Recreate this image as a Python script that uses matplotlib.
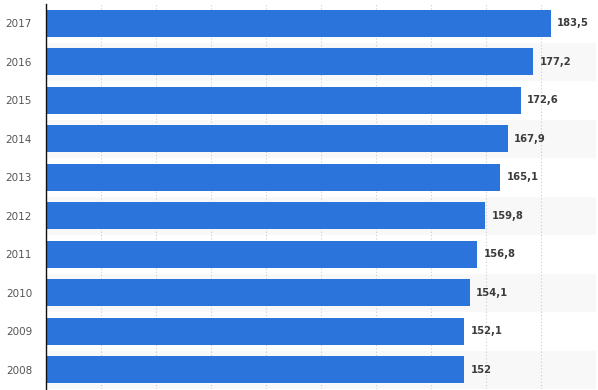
import numpy as np
import matplotlib.pyplot as plt

years = ["2017", "2016", "2015", "2014", "2013", "2012", "2011", "2010", "2009", "2008"]
values = [183.5, 177.2, 172.6, 167.9, 165.1, 159.8, 156.8, 154.1, 152.1, 152.0]
labels = ["183,5", "177,2", "172,6", "167,9", "165,1", "159,8", "156,8", "154,1", "152,1", "152"]

W, H = 598, 390
fig = plt.figure(figsize=(W / 100, H / 100), dpi=100)
ax = fig.add_axes([46 / W, 1 / H, 550 / W, 385 / H])

y = np.arange(len(years))
# alternating row stripes
for i in y:
    if i % 2 == 1:
        ax.axhspan(i - 0.5, i + 0.5, color="#f8f8f8", zorder=0, lw=0)

ax.barh(y, values, height=0.7, color="#2a74db", zorder=2)
for yi, v, lab in zip(y, values, labels):
    ax.text(v + 2.3, yi, lab, va="center", ha="left", fontsize=7.2,
            fontweight="bold", color="#3c3c3c", zorder=3)

ax.set_xlim(0, 200)
ax.set_ylim(len(years) - 0.5, -0.5)
ax.set_xticks(np.arange(0, 201, 20))
ax.xaxis.grid(True, linestyle=(0, (1, 2)), color="#cccccc", lw=0.8, zorder=1)
ax.tick_params(axis="x", length=0, labelbottom=False)
ax.set_yticks(y)
ax.set_yticklabels(years, fontsize=7.5, color="#555555")
ax.tick_params(axis="y", length=0, pad=10)
for s in ["top", "right", "bottom"]:
    ax.spines[s].set_visible(False)
ax.spines["left"].set_color("#111111")
ax.spines["left"].set_linewidth(1.0)

fig.savefig("out.png", dpi=100)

→ **YOUR OBJECTIVE**
Skip every picture and transcribe the data above exactly.

→ **THE RESULT**
Recreate this image as a Python script that uses matplotlib.
import numpy as np
import matplotlib.pyplot as plt

years = ["2017", "2016", "2015", "2014", "2013", "2012", "2011", "2010", "2009", "2008"]
values = [183.5, 177.2, 172.6, 167.9, 165.1, 159.8, 156.8, 154.1, 152.1, 152.0]
labels = ["183,5", "177,2", "172,6", "167,9", "165,1", "159,8", "156,8", "154,1", "152,1", "152"]

W, H = 598, 390
fig = plt.figure(figsize=(W / 100, H / 100), dpi=100)
ax = fig.add_axes([46 / W, 1 / H, 550 / W, 385 / H])

y = np.arange(len(years))
# alternating row stripes
for i in y:
    if i % 2 == 1:
        ax.axhspan(i - 0.5, i + 0.5, color="#f8f8f8", zorder=0, lw=0)

ax.barh(y, values, height=0.7, color="#2a74db", zorder=2)
for yi, v, lab in zip(y, values, labels):
    ax.text(v + 2.3, yi, lab, va="center", ha="left", fontsize=7.2,
            fontweight="bold", color="#3c3c3c", zorder=3)

ax.set_xlim(0, 200)
ax.set_ylim(len(years) - 0.5, -0.5)
ax.set_xticks(np.arange(0, 201, 20))
ax.xaxis.grid(True, linestyle=(0, (1, 2)), color="#cccccc", lw=0.8, zorder=1)
ax.tick_params(axis="x", length=0, labelbottom=False)
ax.set_yticks(y)
ax.set_yticklabels(years, fontsize=7.5, color="#555555")
ax.tick_params(axis="y", length=0, pad=10)
for s in ["top", "right", "bottom"]:
    ax.spines[s].set_visible(False)
ax.spines["left"].set_color("#111111")
ax.spines["left"].set_linewidth(1.0)

fig.savefig("out.png", dpi=100)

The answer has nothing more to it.